● **Job**
Take the records below from their first line to the line with "var yTicks = [-2, -1, 0, 1, 2];", and restate those lines word for word.

● **Figure scripts**
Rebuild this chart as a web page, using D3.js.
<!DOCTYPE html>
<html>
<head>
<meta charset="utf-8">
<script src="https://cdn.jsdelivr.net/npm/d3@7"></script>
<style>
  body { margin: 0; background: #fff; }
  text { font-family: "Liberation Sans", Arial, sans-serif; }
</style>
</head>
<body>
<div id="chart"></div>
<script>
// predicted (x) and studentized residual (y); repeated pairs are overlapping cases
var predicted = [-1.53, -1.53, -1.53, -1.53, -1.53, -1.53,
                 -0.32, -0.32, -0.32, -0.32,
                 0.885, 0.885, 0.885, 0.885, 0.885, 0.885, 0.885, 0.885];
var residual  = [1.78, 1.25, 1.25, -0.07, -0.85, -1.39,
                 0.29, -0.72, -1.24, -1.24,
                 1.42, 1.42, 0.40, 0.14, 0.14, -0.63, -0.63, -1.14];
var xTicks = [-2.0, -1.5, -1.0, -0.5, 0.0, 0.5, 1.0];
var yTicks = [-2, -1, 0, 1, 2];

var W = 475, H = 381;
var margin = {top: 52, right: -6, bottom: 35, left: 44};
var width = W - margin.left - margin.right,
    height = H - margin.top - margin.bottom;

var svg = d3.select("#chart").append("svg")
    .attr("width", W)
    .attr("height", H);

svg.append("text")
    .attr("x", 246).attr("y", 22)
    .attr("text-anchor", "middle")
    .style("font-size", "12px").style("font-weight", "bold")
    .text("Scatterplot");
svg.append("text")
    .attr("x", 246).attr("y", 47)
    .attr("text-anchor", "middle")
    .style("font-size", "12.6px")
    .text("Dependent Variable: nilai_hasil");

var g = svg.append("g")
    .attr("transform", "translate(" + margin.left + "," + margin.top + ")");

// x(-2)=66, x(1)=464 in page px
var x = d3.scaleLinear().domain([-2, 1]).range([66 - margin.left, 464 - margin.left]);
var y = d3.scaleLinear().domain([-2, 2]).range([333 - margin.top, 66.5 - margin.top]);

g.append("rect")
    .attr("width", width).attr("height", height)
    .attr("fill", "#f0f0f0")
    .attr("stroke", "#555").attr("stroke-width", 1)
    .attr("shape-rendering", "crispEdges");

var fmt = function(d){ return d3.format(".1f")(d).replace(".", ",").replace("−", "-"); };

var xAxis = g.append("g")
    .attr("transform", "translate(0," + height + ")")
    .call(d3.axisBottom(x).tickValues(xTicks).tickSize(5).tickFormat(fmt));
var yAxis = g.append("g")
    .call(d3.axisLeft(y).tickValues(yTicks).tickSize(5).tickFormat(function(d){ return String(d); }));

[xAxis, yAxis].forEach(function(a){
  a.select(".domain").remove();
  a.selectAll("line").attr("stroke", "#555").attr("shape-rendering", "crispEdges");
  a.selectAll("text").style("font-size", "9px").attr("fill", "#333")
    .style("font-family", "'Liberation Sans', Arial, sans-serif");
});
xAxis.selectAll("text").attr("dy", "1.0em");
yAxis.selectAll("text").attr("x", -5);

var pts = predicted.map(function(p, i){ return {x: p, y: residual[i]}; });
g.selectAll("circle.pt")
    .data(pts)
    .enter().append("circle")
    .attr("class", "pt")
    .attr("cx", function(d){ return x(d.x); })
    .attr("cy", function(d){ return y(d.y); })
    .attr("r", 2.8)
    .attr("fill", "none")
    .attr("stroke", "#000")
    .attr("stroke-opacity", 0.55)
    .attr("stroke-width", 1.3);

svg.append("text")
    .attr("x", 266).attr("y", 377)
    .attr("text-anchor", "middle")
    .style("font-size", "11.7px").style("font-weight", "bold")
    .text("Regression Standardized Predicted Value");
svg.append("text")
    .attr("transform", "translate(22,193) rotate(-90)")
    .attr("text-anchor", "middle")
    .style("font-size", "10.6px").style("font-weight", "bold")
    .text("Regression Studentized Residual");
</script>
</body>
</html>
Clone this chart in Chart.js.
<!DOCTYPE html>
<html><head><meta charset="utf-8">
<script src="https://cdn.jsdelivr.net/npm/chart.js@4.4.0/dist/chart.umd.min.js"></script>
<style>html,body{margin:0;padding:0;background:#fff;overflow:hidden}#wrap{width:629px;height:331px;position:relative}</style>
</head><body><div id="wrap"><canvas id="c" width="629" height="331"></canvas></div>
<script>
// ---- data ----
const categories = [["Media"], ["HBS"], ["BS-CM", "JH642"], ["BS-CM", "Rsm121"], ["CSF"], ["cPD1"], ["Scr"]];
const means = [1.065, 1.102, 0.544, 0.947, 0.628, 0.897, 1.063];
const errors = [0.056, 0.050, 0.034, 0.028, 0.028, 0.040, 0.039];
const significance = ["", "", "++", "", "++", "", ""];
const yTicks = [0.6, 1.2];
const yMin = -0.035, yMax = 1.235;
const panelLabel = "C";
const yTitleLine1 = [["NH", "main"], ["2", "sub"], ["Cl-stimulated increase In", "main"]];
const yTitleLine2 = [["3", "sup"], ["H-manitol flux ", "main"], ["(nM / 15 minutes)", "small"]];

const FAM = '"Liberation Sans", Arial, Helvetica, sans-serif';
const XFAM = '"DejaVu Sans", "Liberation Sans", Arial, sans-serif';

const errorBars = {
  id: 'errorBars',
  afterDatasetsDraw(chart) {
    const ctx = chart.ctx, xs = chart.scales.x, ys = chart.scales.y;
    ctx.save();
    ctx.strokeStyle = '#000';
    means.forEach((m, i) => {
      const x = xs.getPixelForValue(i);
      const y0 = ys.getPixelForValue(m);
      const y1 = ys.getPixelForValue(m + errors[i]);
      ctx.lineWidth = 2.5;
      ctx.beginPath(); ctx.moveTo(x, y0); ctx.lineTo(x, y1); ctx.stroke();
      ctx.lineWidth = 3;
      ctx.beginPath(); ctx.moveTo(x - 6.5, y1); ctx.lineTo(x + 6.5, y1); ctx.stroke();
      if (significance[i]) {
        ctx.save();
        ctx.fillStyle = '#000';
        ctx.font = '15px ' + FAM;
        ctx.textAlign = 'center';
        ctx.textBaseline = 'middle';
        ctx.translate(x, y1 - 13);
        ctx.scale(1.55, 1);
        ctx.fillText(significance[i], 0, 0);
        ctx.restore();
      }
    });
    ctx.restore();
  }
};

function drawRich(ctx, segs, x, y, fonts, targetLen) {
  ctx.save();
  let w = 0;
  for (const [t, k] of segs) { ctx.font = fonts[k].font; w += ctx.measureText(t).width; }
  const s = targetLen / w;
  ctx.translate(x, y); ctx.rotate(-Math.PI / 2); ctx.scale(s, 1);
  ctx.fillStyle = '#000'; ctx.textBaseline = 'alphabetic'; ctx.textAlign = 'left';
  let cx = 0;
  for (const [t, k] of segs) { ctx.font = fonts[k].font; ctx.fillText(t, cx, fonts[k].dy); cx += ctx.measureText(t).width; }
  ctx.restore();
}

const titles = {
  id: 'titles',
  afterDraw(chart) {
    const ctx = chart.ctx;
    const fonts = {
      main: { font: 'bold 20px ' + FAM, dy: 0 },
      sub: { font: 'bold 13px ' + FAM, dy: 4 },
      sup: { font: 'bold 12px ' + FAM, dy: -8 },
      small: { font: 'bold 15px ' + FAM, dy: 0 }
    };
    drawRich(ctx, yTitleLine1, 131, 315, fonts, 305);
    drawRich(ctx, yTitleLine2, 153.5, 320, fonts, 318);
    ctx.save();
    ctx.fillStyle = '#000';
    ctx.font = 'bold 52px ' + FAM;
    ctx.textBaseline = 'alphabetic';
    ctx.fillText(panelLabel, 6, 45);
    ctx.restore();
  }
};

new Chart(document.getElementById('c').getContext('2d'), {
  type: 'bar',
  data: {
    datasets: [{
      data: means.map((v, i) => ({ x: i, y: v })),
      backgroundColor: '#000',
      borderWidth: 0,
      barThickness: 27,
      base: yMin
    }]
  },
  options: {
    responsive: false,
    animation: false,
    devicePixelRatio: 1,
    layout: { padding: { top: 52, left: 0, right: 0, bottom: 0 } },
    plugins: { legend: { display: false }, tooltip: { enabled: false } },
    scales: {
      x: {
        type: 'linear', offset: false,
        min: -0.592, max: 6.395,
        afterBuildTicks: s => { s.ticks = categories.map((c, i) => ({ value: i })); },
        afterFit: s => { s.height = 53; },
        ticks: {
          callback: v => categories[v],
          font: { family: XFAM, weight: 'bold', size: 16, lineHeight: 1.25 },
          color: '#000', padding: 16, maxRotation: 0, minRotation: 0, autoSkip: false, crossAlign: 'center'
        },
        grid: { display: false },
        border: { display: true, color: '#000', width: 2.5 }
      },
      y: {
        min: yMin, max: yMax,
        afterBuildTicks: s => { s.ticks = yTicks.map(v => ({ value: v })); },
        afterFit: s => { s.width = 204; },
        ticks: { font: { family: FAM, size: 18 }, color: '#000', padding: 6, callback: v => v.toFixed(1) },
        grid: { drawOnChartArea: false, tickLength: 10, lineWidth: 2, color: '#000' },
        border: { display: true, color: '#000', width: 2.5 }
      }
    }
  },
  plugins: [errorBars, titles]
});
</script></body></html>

● **Answer below**
Rebuild this chart as a web page, using D3.js.
<!DOCTYPE html>
<html>
<head>
<meta charset="utf-8">
<script src="https://cdn.jsdelivr.net/npm/d3@7"></script>
<style>
  body { margin: 0; background: #fff; }
  text { font-family: "Liberation Sans", Arial, sans-serif; }
</style>
</head>
<body>
<div id="chart"></div>
<script>
// predicted (x) and studentized residual (y); repeated pairs are overlapping cases
var predicted = [-1.53, -1.53, -1.53, -1.53, -1.53, -1.53,
                 -0.32, -0.32, -0.32, -0.32,
                 0.885, 0.885, 0.885, 0.885, 0.885, 0.885, 0.885, 0.885];
var residual  = [1.78, 1.25, 1.25, -0.07, -0.85, -1.39,
                 0.29, -0.72, -1.24, -1.24,
                 1.42, 1.42, 0.40, 0.14, 0.14, -0.63, -0.63, -1.14];
var xTicks = [-2.0, -1.5, -1.0, -0.5, 0.0, 0.5, 1.0];
var yTicks = [-2, -1, 0, 1, 2];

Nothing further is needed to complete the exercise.